◆ **GIVEN MATERIAL**:
=====
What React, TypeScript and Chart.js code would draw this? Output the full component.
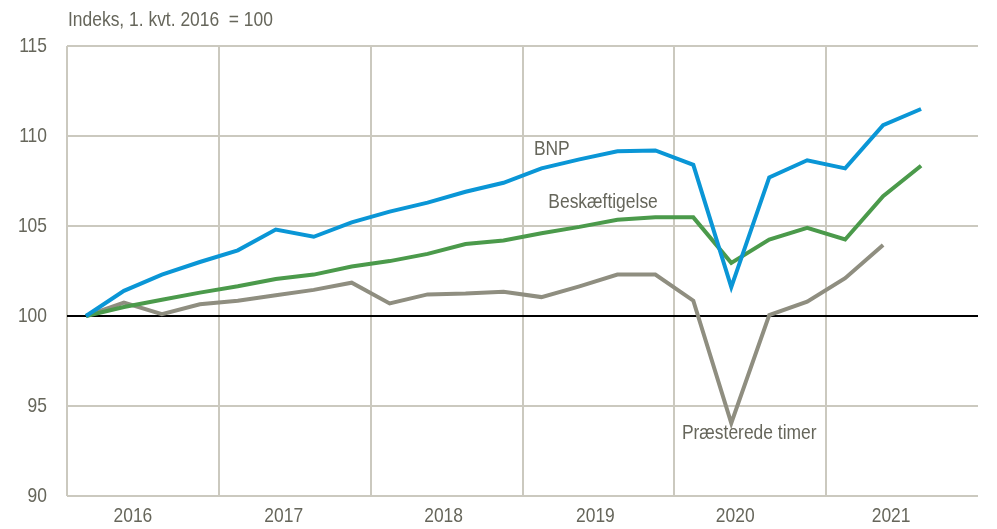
import React, { useEffect, useRef } from 'react';
import { Chart, registerables } from 'chart.js';

Chart.register(...registerables);

// ---- data ----
const quarters = [
  '2016K1', '2016K2', '2016K3', '2016K4',
  '2017K1', '2017K2', '2017K3', '2017K4',
  '2018K1', '2018K2', '2018K3', '2018K4',
  '2019K1', '2019K2', '2019K3', '2019K4',
  '2020K1', '2020K2', '2020K3', '2020K4',
  '2021K1', '2021K2', '2021K3', '2021K4',
];
const years = ['2016', '2017', '2018', '2019', '2020', '2021'];
const bnp = [
  100, 101.4, 102.3, 103.0,
  103.65, 104.8, 104.4, 105.2,
  105.8, 106.3, 106.9, 107.4,
  108.2, 108.7, 109.15, 109.2,
  108.4, 101.6, 107.7, 108.65,
  108.2, 110.6, 111.5,
];
const beskaeftigelse = [
  100, 100.5, 100.9, 101.3,
  101.65, 102.05, 102.3, 102.75,
  103.05, 103.45, 104.0, 104.2,
  104.6, 104.95, 105.35, 105.48,
  105.48, 102.95, 104.25, 104.9,
  104.25, 106.65, 108.35,
];
const praesteredeTimer = [
  100, 100.75, 100.1, 100.65,
  100.85, 101.15, 101.45, 101.85,
  100.7, 101.2, 101.25, 101.35,
  101.05, 101.65, 102.3, 102.3,
  100.85, 94.05, 100.05, 100.8,
  102.1, 103.95,
];
const seriesNames = ['BNP', 'Beskæftigelse', 'Præsterede timer'];
// label anchors in data coordinates: [category index, value]
const labelAnchorX = [11.8, 12.18, 15.7];
const labelAnchorY = [109.25, 106.3, 93.5];
const yTicks = [90, 95, 100, 105, 110, 115];
const titleText = 'Indeks, 1. kvt. 2016  = 100';

// ---- style ----
const FONT = '"Liberation Sans", Arial, sans-serif';
const FONT_SIZE = 21;
const SQUEEZE = 0.83;
const TEXT = '#66665b';
const GRID = '#cbc9bf';
const COLORS = ['#0a96d6', '#4b9a4b', '#8f8e80'];
// small horizontal nudges (px) of the year labels, as placed in the original
const YEAR_LABEL_NUDGE = [-10, -11, -3, -3, -15, -11];

function drawText(ctx: CanvasRenderingContext2D, text: string, x: number, y: number, align: CanvasTextAlign) {
  ctx.save();
  ctx.translate(x, y);
  ctx.scale(SQUEEZE, 1);
  ctx.textAlign = align;
  ctx.fillText(text, 0, 0);
  ctx.restore();
}

const annotPlugin = {
  id: 'annot',
  afterDatasetsDraw(chart: any) {
    const { ctx, scales, chartArea } = chart;
    const x = scales.x;
    const x2 = scales.x2;
    const y = scales.y;
    ctx.save();
    ctx.font = `${FONT_SIZE}px ${FONT}`;
    ctx.fillStyle = TEXT;
    ctx.textBaseline = 'middle';
    seriesNames.forEach((n, i) => {
      drawText(ctx, n, x.getPixelForValue(labelAnchorX[i]), y.getPixelForValue(labelAnchorY[i]), 'left');
    });
    drawText(ctx, titleText, chartArea.left + 1, chartArea.top - 26, 'left');
    yTicks.forEach((v) => {
      drawText(ctx, String(v), chartArea.left - 20, y.getPixelForValue(v), 'right');
    });
    years.forEach((yr, i) => {
      drawText(ctx, yr, x2.getPixelForValue(i) + (YEAR_LABEL_NUDGE[i] || 0), chartArea.bottom + 20, 'center');
    });
    ctx.restore();
  },
};

export default function App() {
  const ref = useRef<HTMLCanvasElement | null>(null);

  useEffect(() => {
    if (!ref.current) return;
    const chart = new Chart(ref.current, {
      type: 'line',
      data: {
        labels: quarters,
        datasets: [
          { label: seriesNames[0], data: bnp, borderColor: COLORS[0], borderWidth: 4, pointRadius: 0, fill: false, tension: 0 },
          { label: seriesNames[1], data: beskaeftigelse, borderColor: COLORS[1], borderWidth: 4, pointRadius: 0, fill: false, tension: 0 },
          { label: seriesNames[2], data: praesteredeTimer, borderColor: COLORS[2], borderWidth: 4, pointRadius: 0, fill: false, tension: 0 },
        ],
      },
      options: {
        animation: false,
        responsive: false,
        maintainAspectRatio: false,
        layout: { padding: { top: 46, right: 19, left: 0, bottom: 0 } },
        plugins: { legend: { display: false }, tooltip: { enabled: false }, title: { display: false } },
        scales: {
          x: {
            type: 'category',
            offset: true,
            grid: {
              offset: true,
              drawTicks: false,
              lineWidth: 2,
              color: (c: any) => (c.index % 4 === 0 ? GRID : 'rgba(0,0,0,0)'),
            },
            border: { display: false },
            ticks: { display: false },
            afterFit: (s: any) => { s.height = 0; },
          },
          x2: {
            type: 'category',
            labels: years,
            offset: true,
            position: 'bottom',
            grid: { display: false, drawTicks: false },
            border: { display: false },
            ticks: { display: false },
            afterFit: (s: any) => { s.height = 33; },
          },
          y: {
            min: 90,
            max: 115,
            afterBuildTicks: (s: any) => { s.ticks = yTicks.map((v) => ({ value: v })); },
            ticks: { display: false },
            grid: {
              drawTicks: false,
              lineWidth: 2,
              color: (c: any) => (c.tick && c.tick.value === 100 ? '#000000' : GRID),
            },
            border: { display: false },
            afterFit: (s: any) => { s.width = 67; },
          },
        },
      },
      plugins: [annotPlugin],
    });
    return () => chart.destroy();
  }, []);

  return (
    <div style={{ position: 'fixed', left: 0, top: 0, width: 997, height: 529, background: '#ffffff' }}>
      <canvas ref={ref} width={997} height={529} style={{ width: 997, height: 529 }} />
    </div>
  );
}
=====
◆ **TASK DESCRIPTION**: Without the pictures, repeat the listing above exactly.

◆ **EXERCISE OUTPUT**:
What React, TypeScript and Chart.js code would draw this? Output the full component.
import React, { useEffect, useRef } from 'react';
import { Chart, registerables } from 'chart.js';

Chart.register(...registerables);

// ---- data ----
const quarters = [
  '2016K1', '2016K2', '2016K3', '2016K4',
  '2017K1', '2017K2', '2017K3', '2017K4',
  '2018K1', '2018K2', '2018K3', '2018K4',
  '2019K1', '2019K2', '2019K3', '2019K4',
  '2020K1', '2020K2', '2020K3', '2020K4',
  '2021K1', '2021K2', '2021K3', '2021K4',
];
const years = ['2016', '2017', '2018', '2019', '2020', '2021'];
const bnp = [
  100, 101.4, 102.3, 103.0,
  103.65, 104.8, 104.4, 105.2,
  105.8, 106.3, 106.9, 107.4,
  108.2, 108.7, 109.15, 109.2,
  108.4, 101.6, 107.7, 108.65,
  108.2, 110.6, 111.5,
];
const beskaeftigelse = [
  100, 100.5, 100.9, 101.3,
  101.65, 102.05, 102.3, 102.75,
  103.05, 103.45, 104.0, 104.2,
  104.6, 104.95, 105.35, 105.48,
  105.48, 102.95, 104.25, 104.9,
  104.25, 106.65, 108.35,
];
const praesteredeTimer = [
  100, 100.75, 100.1, 100.65,
  100.85, 101.15, 101.45, 101.85,
  100.7, 101.2, 101.25, 101.35,
  101.05, 101.65, 102.3, 102.3,
  100.85, 94.05, 100.05, 100.8,
  102.1, 103.95,
];
const seriesNames = ['BNP', 'Beskæftigelse', 'Præsterede timer'];
// label anchors in data coordinates: [category index, value]
const labelAnchorX = [11.8, 12.18, 15.7];
const labelAnchorY = [109.25, 106.3, 93.5];
const yTicks = [90, 95, 100, 105, 110, 115];
const titleText = 'Indeks, 1. kvt. 2016  = 100';

// ---- style ----
const FONT = '"Liberation Sans", Arial, sans-serif';
const FONT_SIZE = 21;
const SQUEEZE = 0.83;
const TEXT = '#66665b';
const GRID = '#cbc9bf';
const COLORS = ['#0a96d6', '#4b9a4b', '#8f8e80'];
// small horizontal nudges (px) of the year labels, as placed in the original
const YEAR_LABEL_NUDGE = [-10, -11, -3, -3, -15, -11];

function drawText(ctx: CanvasRenderingContext2D, text: string, x: number, y: number, align: CanvasTextAlign) {
  ctx.save();
  ctx.translate(x, y);
  ctx.scale(SQUEEZE, 1);
  ctx.textAlign = align;
  ctx.fillText(text, 0, 0);
  ctx.restore();
}

const annotPlugin = {
  id: 'annot',
  afterDatasetsDraw(chart: any) {
    const { ctx, scales, chartArea } = chart;
    const x = scales.x;
    const x2 = scales.x2;
    const y = scales.y;
    ctx.save();
    ctx.font = `${FONT_SIZE}px ${FONT}`;
    ctx.fillStyle = TEXT;
    ctx.textBaseline = 'middle';
    seriesNames.forEach((n, i) => {
      drawText(ctx, n, x.getPixelForValue(labelAnchorX[i]), y.getPixelForValue(labelAnchorY[i]), 'left');
    });
    drawText(ctx, titleText, chartArea.left + 1, chartArea.top - 26, 'left');
    yTicks.forEach((v) => {
      drawText(ctx, String(v), chartArea.left - 20, y.getPixelForValue(v), 'right');
    });
    years.forEach((yr, i) => {
      drawText(ctx, yr, x2.getPixelForValue(i) + (YEAR_LABEL_NUDGE[i] || 0), chartArea.bottom + 20, 'center');
    });
    ctx.restore();
  },
};

export default function App() {
  const ref = useRef<HTMLCanvasElement | null>(null);

  useEffect(() => {
    if (!ref.current) return;
    const chart = new Chart(ref.current, {
      type: 'line',
      data: {
        labels: quarters,
        datasets: [
          { label: seriesNames[0], data: bnp, borderColor: COLORS[0], borderWidth: 4, pointRadius: 0, fill: false, tension: 0 },
          { label: seriesNames[1], data: beskaeftigelse, borderColor: COLORS[1], borderWidth: 4, pointRadius: 0, fill: false, tension: 0 },
          { label: seriesNames[2], data: praesteredeTimer, borderColor: COLORS[2], borderWidth: 4, pointRadius: 0, fill: false, tension: 0 },
        ],
      },
      options: {
        animation: false,
        responsive: false,
        maintainAspectRatio: false,
        layout: { padding: { top: 46, right: 19, left: 0, bottom: 0 } },
        plugins: { legend: { display: false }, tooltip: { enabled: false }, title: { display: false } },
        scales: {
          x: {
            type: 'category',
            offset: true,
            grid: {
              offset: true,
              drawTicks: false,
              lineWidth: 2,
              color: (c: any) => (c.index % 4 === 0 ? GRID : 'rgba(0,0,0,0)'),
            },
            border: { display: false },
            ticks: { display: false },
            afterFit: (s: any) => { s.height = 0; },
          },
          x2: {
            type: 'category',
            labels: years,
            offset: true,
            position: 'bottom',
            grid: { display: false, drawTicks: false },
            border: { display: false },
            ticks: { display: false },
            afterFit: (s: any) => { s.height = 33; },
          },
          y: {
            min: 90,
            max: 115,
            afterBuildTicks: (s: any) => { s.ticks = yTicks.map((v) => ({ value: v })); },
            ticks: { display: false },
            grid: {
              drawTicks: false,
              lineWidth: 2,
              color: (c: any) => (c.tick && c.tick.value === 100 ? '#000000' : GRID),
            },
            border: { display: false },
            afterFit: (s: any) => { s.width = 67; },
          },
        },
      },
      plugins: [annotPlugin],
    });
    return () => chart.destroy();
  }, []);

  return (
    <div style={{ position: 'fixed', left: 0, top: 0, width: 997, height: 529, background: '#ffffff' }}>
      <canvas ref={ref} width={997} height={529} style={{ width: 997, height: 529 }} />
    </div>
  );
}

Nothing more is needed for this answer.